20 March 2013

Honest Choices

Millions of choices get swallowed up by our conditioned responses each morning.  Rightfully so.  We have to live, and living can't involve millions of decisions in a morning.  We are lucky to make a handful of good choices in a row with the best of sleep, let alone after being woken by a crying baby four times in the last eight hours.  This conditioned living is important to our basic functioning, but it puts us at risk when we get to the point where simple decisions in our mind conflict with the messy realities of our actual existence.  

Some of us find our ways into positions where those decisions can have serious effects on the lives of those around us.  Others find their ways into positions where their decisions scale enormously, affecting millions of other walking, breathing, arguing humans.  A decade ago yesterday I was sitting in my barracks in Kaiserslautern, Germany, getting ready for bed.  My choice to enter the Army Reserves to pay for university had intersected with the choice of a rich Saudi construction magnate to guide the choices of impressionable young men to fly into a skyscraper and the choice of a then to me devilish, now to me an in over his head naif, POTUS to pursue an invasion of Iraq.  

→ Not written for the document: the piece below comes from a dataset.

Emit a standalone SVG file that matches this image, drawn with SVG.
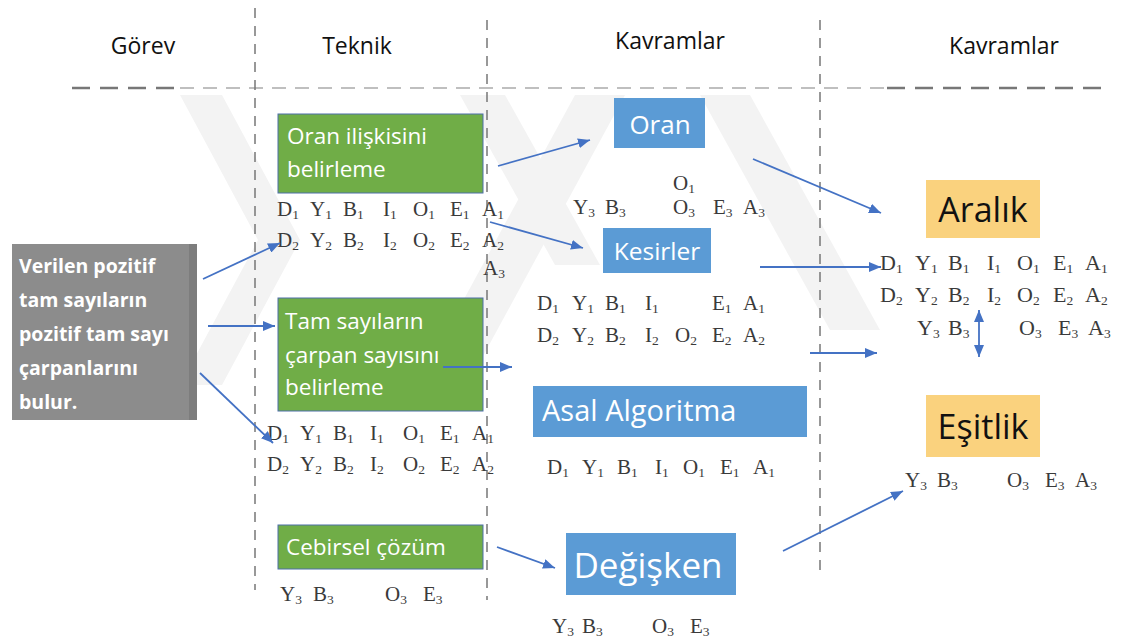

Our choices are always conditioned and attenuated by the choices of others.  One young guy chose on that night to run down the halls of the barracks screaming a seemingly related but couple years too early song by a southern rap group that he obviously misunderstood.  I chose to pretend that he was just a simple confused boy playing at soldier without actually soldiering rather than face up to the probable reality that he just wasn't a decent person.  Maybe he is now, who knows, hopefully so. A guy down the hall chose to stay in his room and pray for the safety of civilians in those buildings.  A girl chose to argue about the justice of the war with another girl who was intellectually and emotionally unable to take part in that argument.  I chose to call home and seek any kind of escape from the seemingly nonsensical reality that the executive branch had thrust my life into.  It wasn't Vietnam, and I didn't have a draft number.  I'd chosen to be subject to the choices of whomsoever the electorate had chosen.